Task:
Repeat, exactly and only, the lines from the beginning of the data through the line with "const yTicks = [0, 20, 40, 60, 80, 100];". Pictures are left out.

Dataset section:
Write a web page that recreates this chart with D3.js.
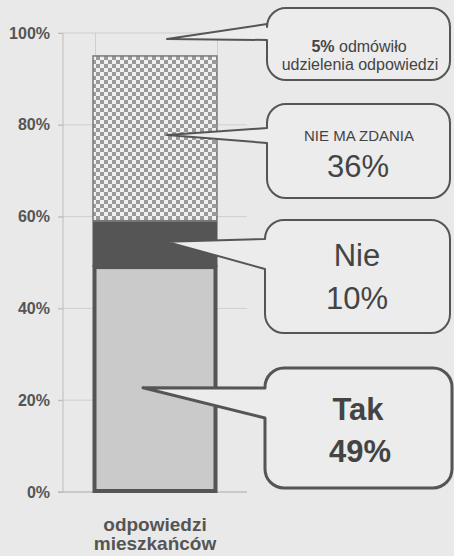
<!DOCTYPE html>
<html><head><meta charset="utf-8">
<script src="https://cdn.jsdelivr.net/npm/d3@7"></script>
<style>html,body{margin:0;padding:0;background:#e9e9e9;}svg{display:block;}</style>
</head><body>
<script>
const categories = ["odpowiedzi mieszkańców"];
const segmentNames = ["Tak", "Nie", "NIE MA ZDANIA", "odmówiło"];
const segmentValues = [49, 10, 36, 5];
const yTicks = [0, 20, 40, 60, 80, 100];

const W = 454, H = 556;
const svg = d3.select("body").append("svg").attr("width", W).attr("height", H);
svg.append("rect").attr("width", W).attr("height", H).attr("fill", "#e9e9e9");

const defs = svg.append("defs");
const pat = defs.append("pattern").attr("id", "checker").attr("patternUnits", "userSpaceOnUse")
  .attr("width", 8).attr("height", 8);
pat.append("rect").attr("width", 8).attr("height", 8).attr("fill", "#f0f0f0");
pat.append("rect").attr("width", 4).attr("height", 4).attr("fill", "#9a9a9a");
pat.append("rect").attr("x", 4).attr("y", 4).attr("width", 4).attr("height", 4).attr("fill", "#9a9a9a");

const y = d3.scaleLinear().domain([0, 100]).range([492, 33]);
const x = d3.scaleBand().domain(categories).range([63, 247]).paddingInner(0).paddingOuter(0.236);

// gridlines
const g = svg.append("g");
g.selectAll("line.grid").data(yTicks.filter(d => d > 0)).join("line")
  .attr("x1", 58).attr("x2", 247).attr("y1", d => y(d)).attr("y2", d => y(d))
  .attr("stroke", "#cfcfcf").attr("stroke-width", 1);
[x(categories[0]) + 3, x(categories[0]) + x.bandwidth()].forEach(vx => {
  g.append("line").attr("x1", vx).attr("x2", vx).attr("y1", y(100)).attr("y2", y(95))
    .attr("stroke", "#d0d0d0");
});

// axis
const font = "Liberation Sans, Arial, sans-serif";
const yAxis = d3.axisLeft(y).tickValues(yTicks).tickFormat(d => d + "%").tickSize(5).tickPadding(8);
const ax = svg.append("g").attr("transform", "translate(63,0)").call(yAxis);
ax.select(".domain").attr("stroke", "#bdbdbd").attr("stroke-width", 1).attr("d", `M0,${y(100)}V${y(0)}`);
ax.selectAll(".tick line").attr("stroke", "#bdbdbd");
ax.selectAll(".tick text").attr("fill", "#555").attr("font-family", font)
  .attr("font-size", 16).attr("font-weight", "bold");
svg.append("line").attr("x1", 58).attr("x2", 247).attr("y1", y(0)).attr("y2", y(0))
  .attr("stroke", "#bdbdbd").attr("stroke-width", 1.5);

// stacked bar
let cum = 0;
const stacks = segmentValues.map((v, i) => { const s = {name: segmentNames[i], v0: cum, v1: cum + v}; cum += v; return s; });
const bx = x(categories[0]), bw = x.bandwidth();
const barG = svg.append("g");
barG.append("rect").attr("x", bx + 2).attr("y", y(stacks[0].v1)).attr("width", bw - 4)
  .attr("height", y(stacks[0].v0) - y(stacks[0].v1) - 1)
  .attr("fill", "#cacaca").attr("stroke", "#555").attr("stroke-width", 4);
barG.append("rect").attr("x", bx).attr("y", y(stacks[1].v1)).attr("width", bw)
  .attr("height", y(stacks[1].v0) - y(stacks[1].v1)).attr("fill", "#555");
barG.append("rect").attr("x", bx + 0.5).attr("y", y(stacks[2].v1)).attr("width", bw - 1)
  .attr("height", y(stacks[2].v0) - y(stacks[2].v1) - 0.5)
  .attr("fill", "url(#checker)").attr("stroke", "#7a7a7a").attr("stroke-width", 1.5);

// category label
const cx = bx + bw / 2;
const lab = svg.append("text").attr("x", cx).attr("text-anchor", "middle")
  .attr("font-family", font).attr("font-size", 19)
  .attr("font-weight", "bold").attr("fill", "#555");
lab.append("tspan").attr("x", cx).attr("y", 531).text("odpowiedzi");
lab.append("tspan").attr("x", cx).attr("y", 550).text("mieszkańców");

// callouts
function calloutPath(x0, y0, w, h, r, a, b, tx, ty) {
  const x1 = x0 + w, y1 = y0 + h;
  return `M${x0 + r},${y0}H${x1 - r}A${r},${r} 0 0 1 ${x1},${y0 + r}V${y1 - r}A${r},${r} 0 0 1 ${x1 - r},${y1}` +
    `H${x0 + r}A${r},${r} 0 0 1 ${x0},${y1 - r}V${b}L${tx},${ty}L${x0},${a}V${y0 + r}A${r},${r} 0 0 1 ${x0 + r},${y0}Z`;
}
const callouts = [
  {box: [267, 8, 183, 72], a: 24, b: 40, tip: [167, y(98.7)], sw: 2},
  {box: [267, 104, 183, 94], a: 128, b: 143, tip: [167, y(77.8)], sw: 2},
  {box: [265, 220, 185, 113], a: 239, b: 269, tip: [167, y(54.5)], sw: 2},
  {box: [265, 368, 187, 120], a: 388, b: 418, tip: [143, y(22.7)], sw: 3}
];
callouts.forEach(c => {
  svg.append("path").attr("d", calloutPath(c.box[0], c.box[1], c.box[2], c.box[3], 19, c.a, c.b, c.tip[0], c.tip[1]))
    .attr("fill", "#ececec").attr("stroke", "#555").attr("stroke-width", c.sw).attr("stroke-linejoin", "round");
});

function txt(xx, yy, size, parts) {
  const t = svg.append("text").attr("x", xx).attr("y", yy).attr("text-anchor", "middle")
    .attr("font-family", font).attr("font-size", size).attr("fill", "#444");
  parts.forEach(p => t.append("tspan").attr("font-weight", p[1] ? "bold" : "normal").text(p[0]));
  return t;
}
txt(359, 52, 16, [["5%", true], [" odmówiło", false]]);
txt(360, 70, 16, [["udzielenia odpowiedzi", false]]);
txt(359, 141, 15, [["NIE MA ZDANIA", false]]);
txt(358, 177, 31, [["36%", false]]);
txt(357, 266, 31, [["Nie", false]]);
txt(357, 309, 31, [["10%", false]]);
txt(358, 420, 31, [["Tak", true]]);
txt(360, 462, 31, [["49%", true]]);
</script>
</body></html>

Answer below:
Write a web page that recreates this chart with D3.js.
<!DOCTYPE html>
<html><head><meta charset="utf-8">
<script src="https://cdn.jsdelivr.net/npm/d3@7"></script>
<style>html,body{margin:0;padding:0;background:#e9e9e9;}svg{display:block;}</style>
</head><body>
<script>
const categories = ["odpowiedzi mieszkańców"];
const segmentNames = ["Tak", "Nie", "NIE MA ZDANIA", "odmówiło"];
const segmentValues = [49, 10, 36, 5];
const yTicks = [0, 20, 40, 60, 80, 100];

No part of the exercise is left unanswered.